With Lucene, you get a pretty flexible query syntax that most people are familiar with (because pretty much everyone searches the internet), it performs very well, and is not terribly complicated. By using Lucene, you avoid the hit of using regular expressions (which are not the most performant text searching mechanism), and you don't have to write your own parser. Should be a win-win, aside from a little learning curve to build a Lucene index generator and figure out how to query that index.
I'd have the data in one database. If the data got to big or I knew it would be huge, I'd assign an id to each business, address etc, then have other tables which reference this data.
Regular Expressions would only be necessary if the user could define what they want to search for:
business: Argos
But then what happens if they want an Argos in Manchester (Sorry, I'm English), maybe then get the location of the user based on their IP but what happens if they say:
business: Argos Scotland
Now you don't know if the company has two words, or if there is a location next to it. All of this has to be taken into consideration.

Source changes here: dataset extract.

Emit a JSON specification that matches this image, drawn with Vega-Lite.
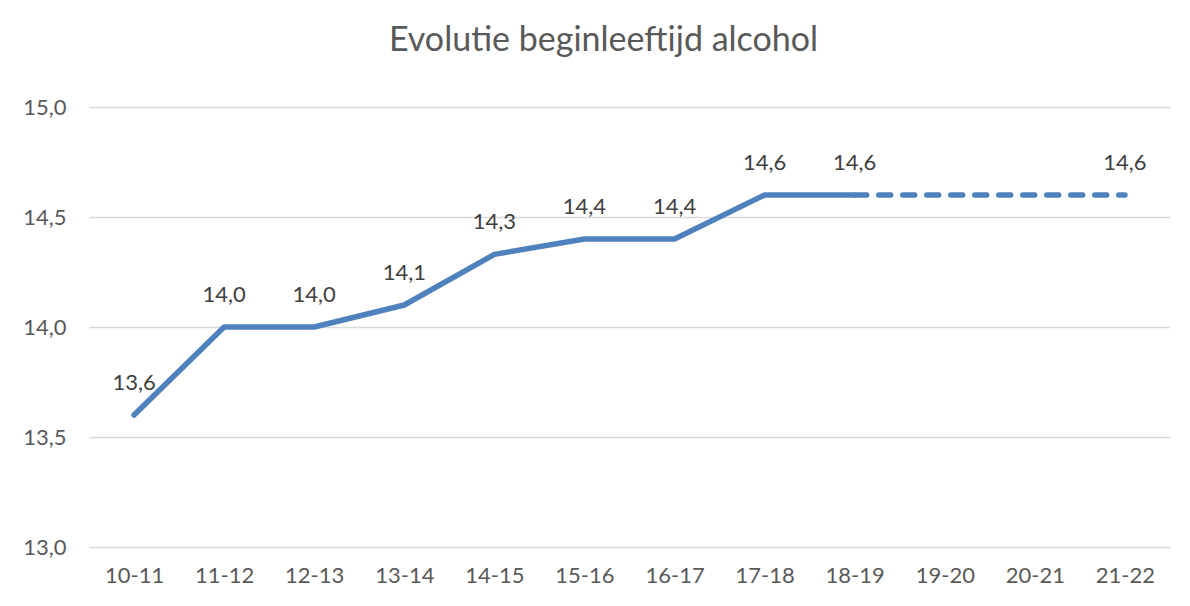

P.s Sorry if that made no sense.
You will need to pre process the query before doing a full text search on it. If you are using a GIS database, then you will already have columns like city, areacode, country etc. Convert your query into tokens seperated on space or commas, or both. Then hit individual columns to see match. This way you will know what part of the query is the city, the areacode etc.
You could also try some naive approximation approaches,example - 6 consecutive numbers will probably be an area code. Look for common words like "road" , "restaurant" , "street" etc which will be part of many queries and then use some approximation to figure out what they are looking for. Hope this helps.